The partnership is also aimed at enhancing understanding of each other’s natural resources and raising public awareness of environmental protection, Yehliu Geopark vice general manager Tang Jin-huei said.
“We need to preserve our geological heritage so our offspring can learn to appreciate their environment,” Tang said.
Through the partnership, each park will launch programs to introduce the other to local tourists, she said, adding that while tours for research teams will also be arranged in the future.
For instance, a 3D exhibition featuring the landscape at Akiyoshidai Quasi-National Park will be held before March 16 at the Yehliu Geopark, Tang said.
The park is home to one of the world’s most famous rock formations — the Queen’s Head, which has been sculpted by waves and wind over time and has the appearance of the head of an elegant-looking woman.
Tang said the park attracts about 2.7 million tourists each year, 80 percent of whom are visitors from abroad.
The Akiyoshidai Plateau in southern Japan’s Yamaguchi Prefecture is the largest karst plateau in the country, according to its official Web site.
The limestone that composes the Akiyoshidai Plateau was formed about 300 million years ago when a coral reef heaved upward as a result of movements in the Earth’s crust, the Web site said.
Meanwhile, public opinion on the fate of the Queen’s Head is mixed, Tang said, citing an ongoing survey by the Yehliu Geopark on whether the fragile rock formation should be allowed to break up naturally or should be reinforced by artificial means.

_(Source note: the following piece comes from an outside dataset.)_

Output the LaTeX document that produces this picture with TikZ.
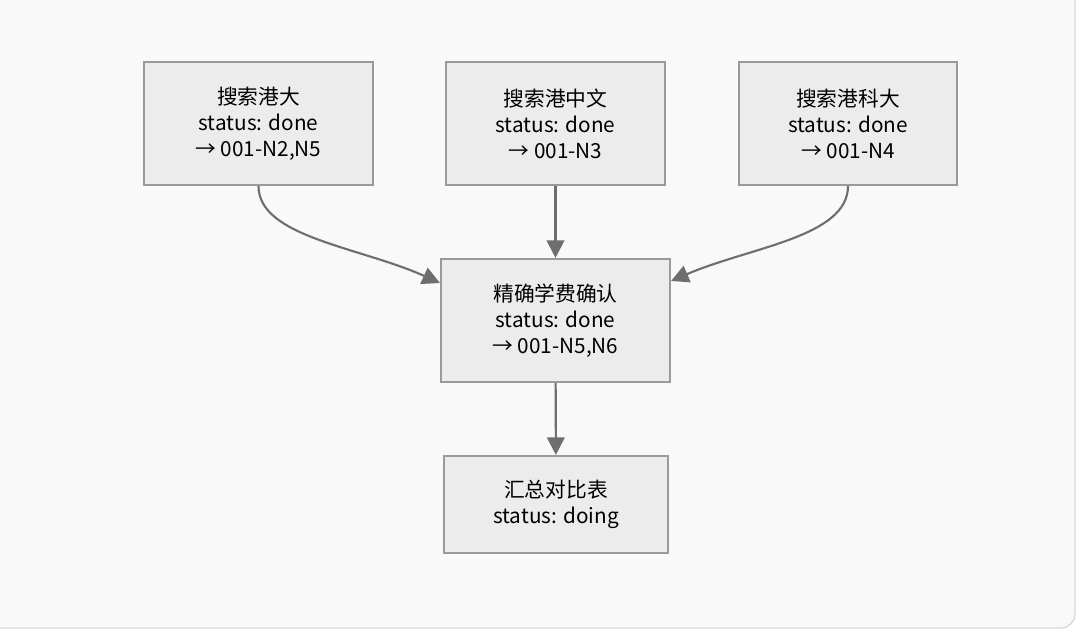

About 55 percent of the 2,400 respondents so far support the idea of preserving the Queen’s Head, she said.
Due to years of natural erosion, the “neck” of the formation has been getting thinner, shrinking in circumference from 144cm in 2006 to 126cm last year, experts said.
It is predicted that the Queen’s Head will fall off naturally in five years as it becomes more difficult for the neck to support its weight. The break could happen sooner if there are strong winds or a powerful earthquake.
In an effort to preserve the formation, the Tourism Bureau hired a team of experts in 2011 to seek a means to reinforce the rock.
One of the proposals offered was to use nano-sealing technology to strengthen the rock, said Chen Mei-hsiu (陳美秀), chief of the bureau’s North Coast and Guanyinshan National Scenic Area Administration.
The results of the survey, as well as the experts’ analysis, will be published in June, Tang said.